Р21В

Павел Сафронов
                Бесцельно шатаясь по городу,
                я вновь пересек канал
                по красному мосту,
                пока дождь не спеша нарастал,
                неся с собою под сердцем
                камень чувства, странный и призрачный,
                будто все внутри перемешано
                бессмысленно.

                Оказавшись на окраине города,
                я, сгорбившись, зашагал,
                прошмыгнув мимо старого дома,
                каких полнился этот квартал.
                Он был некогда очень красивым,
                но потом, разорившись, прогнил,
                и тогда растащили вандалы
                из него все от мебели и картин
                до уже пожелтевших обоев,
                давно треснувших половиц.

                И этот дом посмотрел мне в след
                пустыми глазницами окон
                со взглядом немым и холодным,
                как висельник, стоя на плахе,
                нелепо разинув настежь
                меж щек, исхудавших и треснувших
                во всем этом будничном крахе,
                смольную пещеру подъезда.
                Там, в самой ее пучине,
                болезненно-желтые дети
                укрылись средь стен коридоров,
                укутавшись их штукатуркой,
                прильнув к материнской груди
                сухого котла отопленья;
                где у самого входа в нее,
                похабно виляя задом,
                хохочет хмельная кокетка,
                одетая в красное платье.

                В тот момент мне до жженья в груди
                стало жалко детей-беспризорников,
                ведь не могут они, как я,
                сорваться и улететь вдаль облаком,
                ведь их в этой огромной стране,
                на сотни попов несмотря,
                пока что готова принять
                только сырая земля.
                И тогда же мне сделалось гнусно,
                когда понял, что их заставили
                встать перед выбором: либо сгнить,
                либо кровью окраситься в алое.
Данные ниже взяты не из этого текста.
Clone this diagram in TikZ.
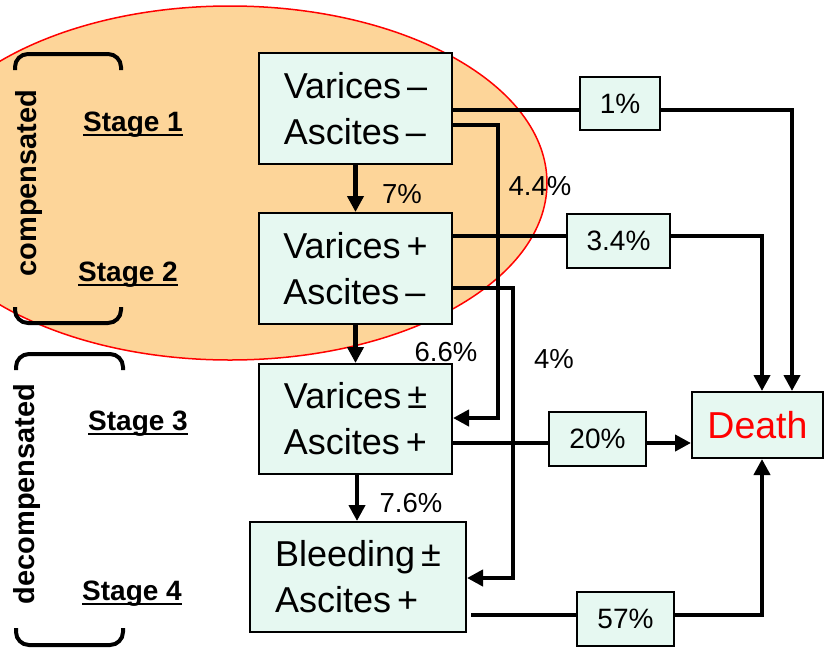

                Но по-настоящему я боялся
                не столько за бедных детей,
                сколько за пьяную шлюху,
                заметив городовых,
                что повсюду стянулись с округи,
                возносясь клещами над ней,
                чтобы схватить ее,
                урвать
                и заткнуть,
                возвращая террор тишины
                над взмыленной лошадью улицы.
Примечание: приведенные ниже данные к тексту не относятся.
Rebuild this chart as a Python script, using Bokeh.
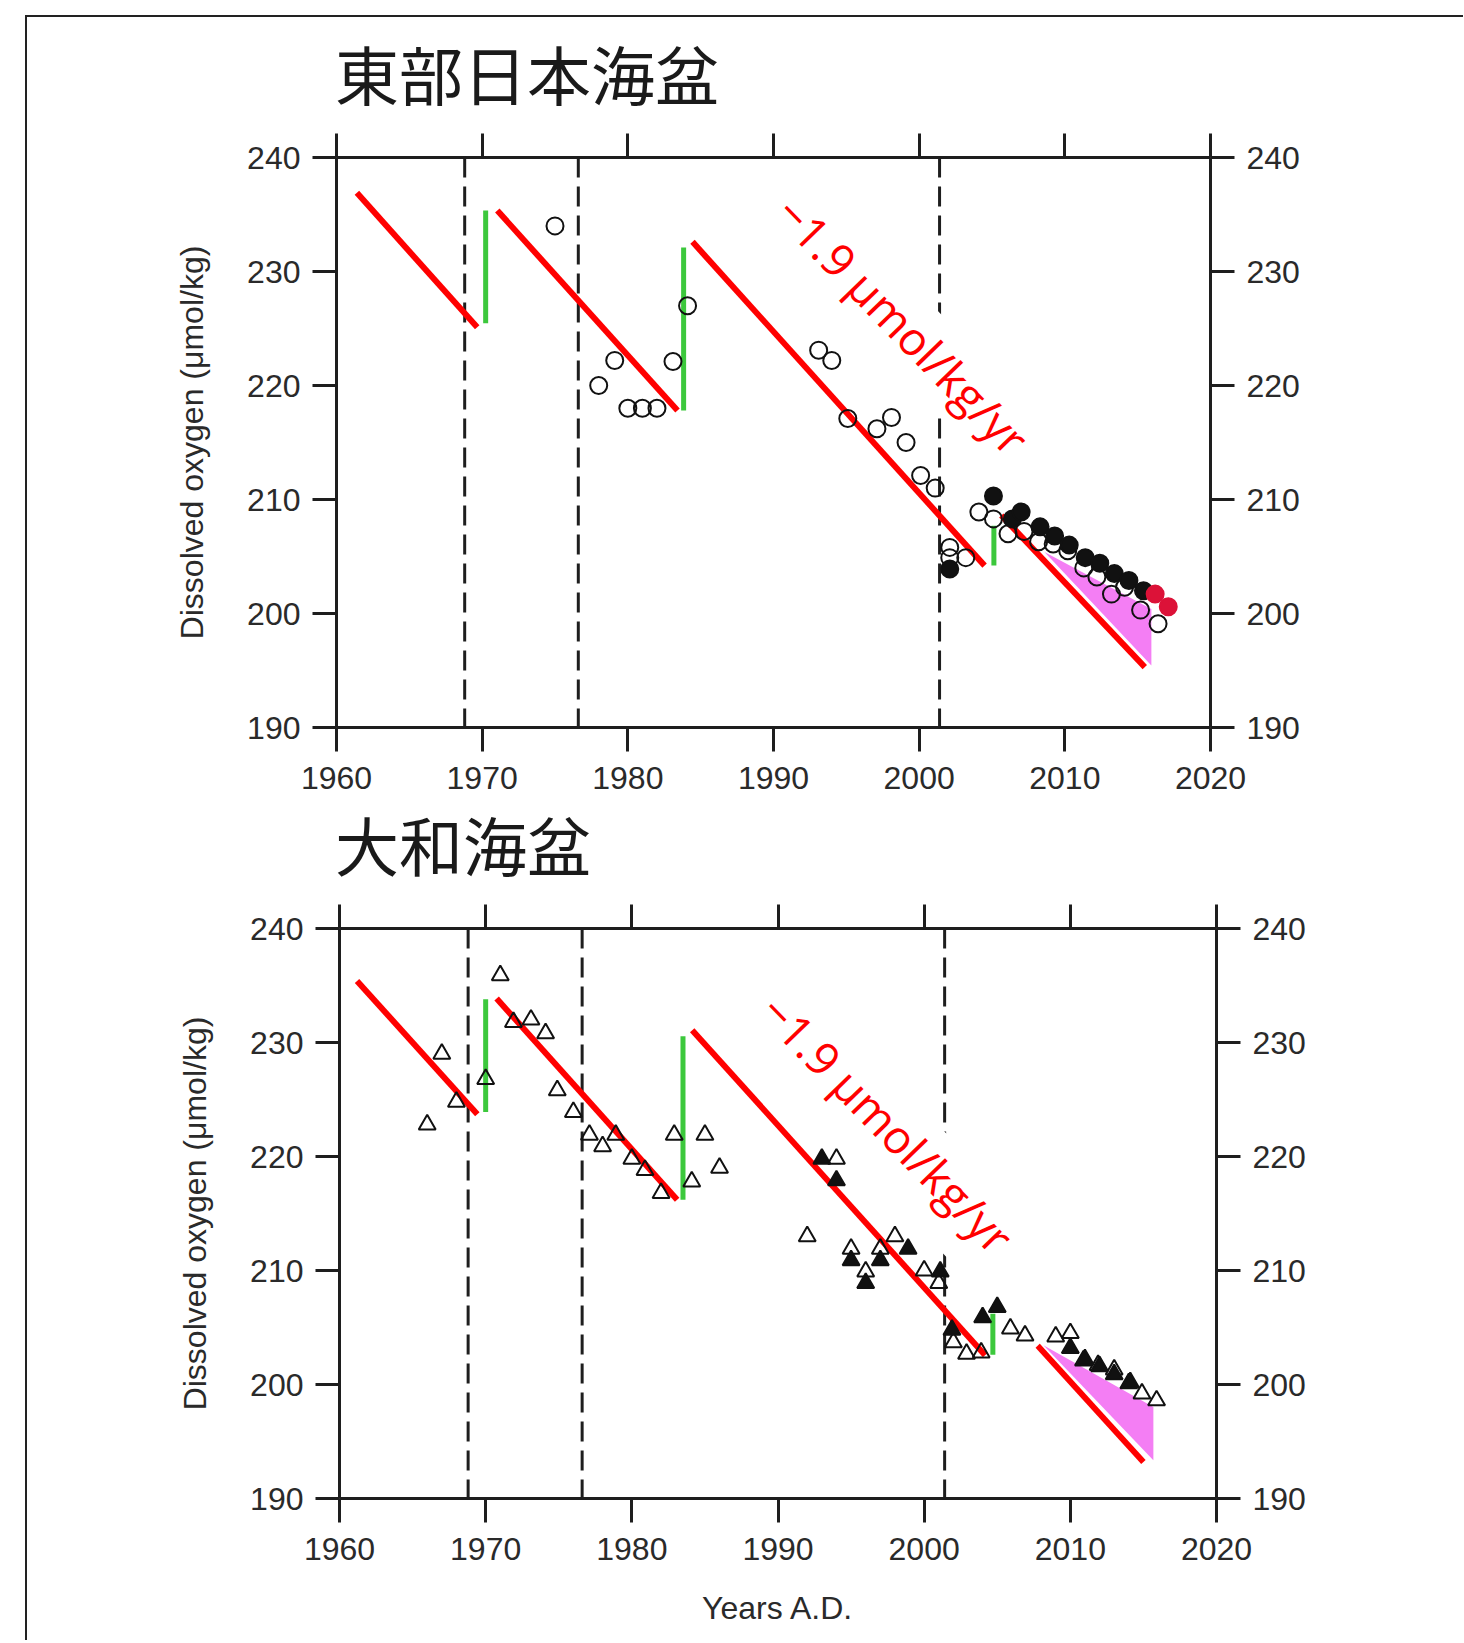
from bokeh.plotting import figure
from bokeh.models import Range1d, LinearAxis, FixedTicker, Label, Div, Span
from bokeh.layouts import column
from bokeh.embed import file_html
from bokeh.resources import INLINE

# ---------------- data ----------------
year_ticks = [1960, 1970, 1980, 1990, 2000, 2010, 2020]
do_ticks = [190, 200, 210, 220, 230, 240]
period_breaks = [1968.8, 1976.6, 2001.4]

east_title = "東部日本海盆"
yamato_title = "大和海盆"
y_label = "Dissolved oxygen (μmol/kg)"
x_label = "Years A.D."
rate_text = "−1.9 μmol/kg/yr"

# Eastern Japan Basin (circles)
east_open_year = [1975.0, 1978.0, 1979.1, 1980.0, 1981.0, 1982.0, 1983.1, 1984.1,
                  1993.1, 1994.0, 1995.1, 1997.1, 1998.1, 1999.1, 2000.1, 2001.1,
                  2002.1, 2002.1, 2003.2, 2004.1, 2005.1, 2006.1, 2007.2, 2008.2,
                  2009.2, 2010.2, 2011.3, 2012.2, 2013.2, 2014.1, 2015.2, 2016.4]
east_open_do = [234.0, 220.0, 222.2, 218.0, 218.0, 218.0, 222.1, 227.0,
                223.1, 222.2, 217.1, 216.2, 217.2, 215.0, 212.1, 211.0,
                205.8, 204.9, 204.9, 208.9, 208.3, 207.0, 207.2, 206.3,
                206.1, 205.5, 204.0, 203.2, 201.7, 202.3, 200.3, 199.1]
east_filled_year = [2002.1, 2005.1, 2006.4, 2007.0, 2008.3, 2009.3, 2010.3, 2011.4,
                    2012.4, 2013.4, 2014.4, 2015.4]
east_filled_do = [203.9, 210.3, 208.3, 208.9, 207.6, 206.8, 206.0, 204.9,
                  204.4, 203.5, 202.9, 202.0]
east_recent_year = [2016.2, 2017.1]
east_recent_do = [201.7, 200.6]

east_trend_x0 = [1961.4, 1971.04, 1984.44, 2005.64]
east_trend_y0 = [236.9, 235.35, 232.6, 208.6]
east_trend_x1 = [1969.66, 1983.41, 2004.49, 2015.49]
east_trend_y1 = [225.1, 217.8, 204.2, 195.3]
east_jump_x = [1970.24, 1983.83, 2005.13]
east_jump_lo = [225.47, 217.8, 204.2]
east_jump_hi = [235.35, 232.1, 207.7]
east_shade_x = [2008.6, 2015.94, 2015.94]
east_shade_y = [205.4, 200.4, 195.44]
east_rate_pos = [1998.9, 225.3]
east_rate_box = [1999.9, 223.95, 420, 70]   # centre year, centre value, length, thickness (px)

# Yamato Basin (triangles)
yam_open_year = [1966.0, 1967.0, 1968.0, 1970.0, 1971.0, 1971.9, 1973.1, 1974.1, 1974.9, 1976.0,
                 1977.1, 1978.0, 1978.9, 1980.0, 1980.9, 1982.0, 1982.9, 1984.1, 1985.0, 1986.0,
                 1992.0, 1994.0, 1995.0, 1996.0, 1997.0, 1998.0, 2000.0, 2001.0, 2002.0, 2002.9,
                 2003.9, 2005.9, 2006.9, 2009.0, 2010.0, 2010.9, 2011.9, 2013.0, 2014.0, 2014.9,
                 2015.9]
yam_open_do = [222.8, 229.0, 224.8, 226.8, 235.9, 231.8, 232.0, 230.8, 225.8, 223.9,
               221.9, 220.9, 221.9, 219.8, 218.8, 216.8, 221.9, 217.8, 221.9, 219.0,
               213.0, 219.8, 211.9, 209.9, 211.9, 213.0, 210.0, 208.9, 203.7, 202.7,
               202.8, 204.9, 204.3, 204.2, 204.5, 202.1, 201.7, 201.3, 200.1, 199.2,
               198.6]
yam_filled_year = [1993.0, 1994.0, 1995.0, 1996.0, 1997.0, 1998.9, 2001.1, 2001.9,
                   2004.0, 2005.0, 2010.0, 2011.0, 2012.0, 2013.0, 2014.1]
yam_filled_do = [219.8, 217.9, 210.9, 208.9, 210.9, 211.9, 209.9, 204.8,
                 205.9, 206.8, 203.2, 202.2, 201.6, 200.9, 200.2]

yam_trend_x0 = [1961.2, 1970.75, 1984.13, 2005.0]
yam_trend_y0 = [235.4, 233.86, 231.08, 207.3]
yam_trend_x1 = [1969.43, 1983.1, 2004.17, 2015.0]
yam_trend_y1 = [223.7, 216.2, 202.57, 193.2]
yam_jump_x = [1970.0, 1983.5, 2004.7]
yam_jump_lo = [223.9, 216.2, 202.6]
yam_jump_hi = [233.8, 230.55, 206.2]
yam_shade_x = [2008.16, 2015.68, 2015.68]
yam_shade_y = [203.44, 198.03, 193.36]
yam_rate_pos = [1997.5, 222.9]
yam_rate_box = [1998.9, 220.06, 453, 86]

# ---------------- styling ----------------
W = 1436
INK = "#1e1e1e"
TICK_FONT = "Liberation Sans"
TEXT_ANGLE = -0.80


def style_axis(ax, ticks):
    ax.ticker = FixedTicker(ticks=ticks)
    ax.axis_line_width = 3
    ax.axis_line_color = INK
    ax.major_tick_line_width = 3
    ax.major_tick_line_color = INK
    ax.major_tick_out = 24
    ax.major_tick_in = 0
    ax.minor_tick_line_color = None
    ax.major_label_text_font = TICK_FONT
    ax.major_label_text_font_size = "32px"
    ax.major_label_text_color = "#2a2a2a"
    ax.major_label_standoff = 12
    ax.axis_label_text_font = TICK_FONT
    ax.axis_label_text_font_size = "32px"
    ax.axis_label_text_font_style = "normal"
    ax.axis_label_text_color = "#2a2a2a"


def panel(height, left, right, bottom, marker, open_x, open_y, filled_x, filled_y,
          tx0, ty0, tx1, ty1, jx, jlo, jhi, sx, sy, rate_pos, rate_box, with_xlabel,
          red_x=None, red_y=None):
    p = figure(width=W, height=height, x_range=Range1d(year_ticks[0], year_ticks[-1]),
               y_range=Range1d(do_ticks[0], do_ticks[-1]), output_backend="svg",
               toolbar_location=None, min_border_left=left, min_border_right=right,
               min_border_top=30, min_border_bottom=bottom, outline_line_color=None,
               background_fill_color="white", border_fill_color="white", margin=0,
               frame_align=False)
    p.grid.visible = False
    p.add_layout(LinearAxis(), "above")
    p.add_layout(LinearAxis(), "right")
    for ax in p.xaxis:
        style_axis(ax, year_ticks)
        ax.major_label_standoff = 15
    for ax in p.yaxis:
        style_axis(ax, do_ticks)
    top_ax = p.above[0]
    top_ax.major_label_overrides = {t: "" for t in year_ticks}
    top_ax.major_label_text_font_size = "0px"
    top_ax.major_label_standoff = 0
    p.left[0].axis_label = y_label
    p.left[0].axis_label_standoff = 34
    if with_xlabel:
        p.below[0].axis_label = x_label
        p.below[0].axis_label_standoff = 27

    for xb in period_breaks:
        p.add_layout(Span(location=xb, dimension="height", line_color=INK,
                          line_width=3, line_dash="20 9", level="underlay"))

    p.patch(x=sx, y=sy, fill_color="#f47ef4", line_color=None)

    p.segment(x0=tx0, y0=ty0, x1=tx1, y1=ty1, line_color="#ff0000", line_width=6)
    p.segment(x0=jx, y0=jlo, x1=jx, y1=jhi, line_color="#3cc83c", line_width=5)

    # white backing of the rate annotation (it masks the lines beneath it)
    p.rect(x=[rate_box[0]], y=[rate_box[1]], width=[rate_box[2]], height=[rate_box[3]],
           angle=TEXT_ANGLE, width_units="screen", height_units="screen",
           fill_color="white", line_color=None)

    p.scatter(x=open_x, y=open_y, marker=marker, size=17, fill_color=None,
              line_color="#111111", line_width=2)
    p.scatter(x=filled_x, y=filled_y, marker=marker, size=17, fill_color="#111111",
              line_color="#111111", line_width=2)
    if red_x is not None:
        p.scatter(x=red_x, y=red_y, marker=marker, size=17, fill_color="#dc1238",
                  line_color="#dc1238", line_width=2)

    p.add_layout(Label(x=rate_pos[0], y=rate_pos[1], text=rate_text, angle=TEXT_ANGLE,
                       text_align="center", text_baseline="middle",
                       text_color="#ff0000", text_font="Open Sans",
                       text_font_size="46px"))
    return p


p1 = panel(30 + 570 + 78, 309, W + 27 - 1210, 78, "circle",
           east_open_year, east_open_do, east_filled_year, east_filled_do,
           east_trend_x0, east_trend_y0, east_trend_x1, east_trend_y1,
           east_jump_x, east_jump_lo, east_jump_hi, east_shade_x, east_shade_y,
           east_rate_pos, east_rate_box, False, east_recent_year, east_recent_do)

p2 = panel(30 + 570 + 142, 312, W + 27 - 1216, 142, "triangle",
           yam_open_year, yam_open_do, yam_filled_year, yam_filled_do,
           yam_trend_x0, yam_trend_y0, yam_trend_x1, yam_trend_y1,
           yam_jump_x, yam_jump_lo, yam_jump_hi, yam_shade_x, yam_shade_y,
           yam_rate_pos, yam_rate_box, True)


def title_div(text, h, lh):
    return Div(text=('<div style="font-family:\'Noto Sans CJK JP\';font-size:64px;'
                     'line-height:%dpx;color:#1a1a1a;padding-left:308px;'
                     'white-space:nowrap;margin:0;">%s</div>') % (lh, text),
               width=W, height=h, margin=0)


d1 = title_div(east_title, 110, 110)
d2 = title_div(yamato_title, 93, 76)

layout = column(d1, p1, d2, p2, margin=(15, 0, 0, 25),
                styles={"border-top": "2px solid #222", "border-left": "2px solid #222"})

open("out.html", "w").write(file_html(layout, INLINE))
                Я шел все быстрей и быстрей,
                стремясь потерять из виду
                этот страшный трущоб портрет,
                срезая свой путь закоулками,
                чтоб выйти как можно скорей
                на многолюдную площадь.

                Повсюду неоновым светом
                мелькают вывески баров, кафе,
                в подворотнях видны силуэты
                мертвецки пьяных или просто мертвых,
                здесь в ночном воздухе запутались друг в друге,
                став чем-то неразделимым,
                звуки пьяного хохота, рева моторов,
                пустой болтовни и дождя,
                все стремительнее перерастающего
                в оглушительно-звонкий ливень.

                Дождь.
                Дождь.
                Дождь.
                Дождь жжет мне кожу
                и я, уже ничего не понимая, просто бегу,
                проскальзывая мимо прохожих,
                будто в лихорадочном бреду,
                унося с собою под сердцем
                уверенное чувство того,
                как меня кто-то гонит
                или словно кто-то бежит за мной.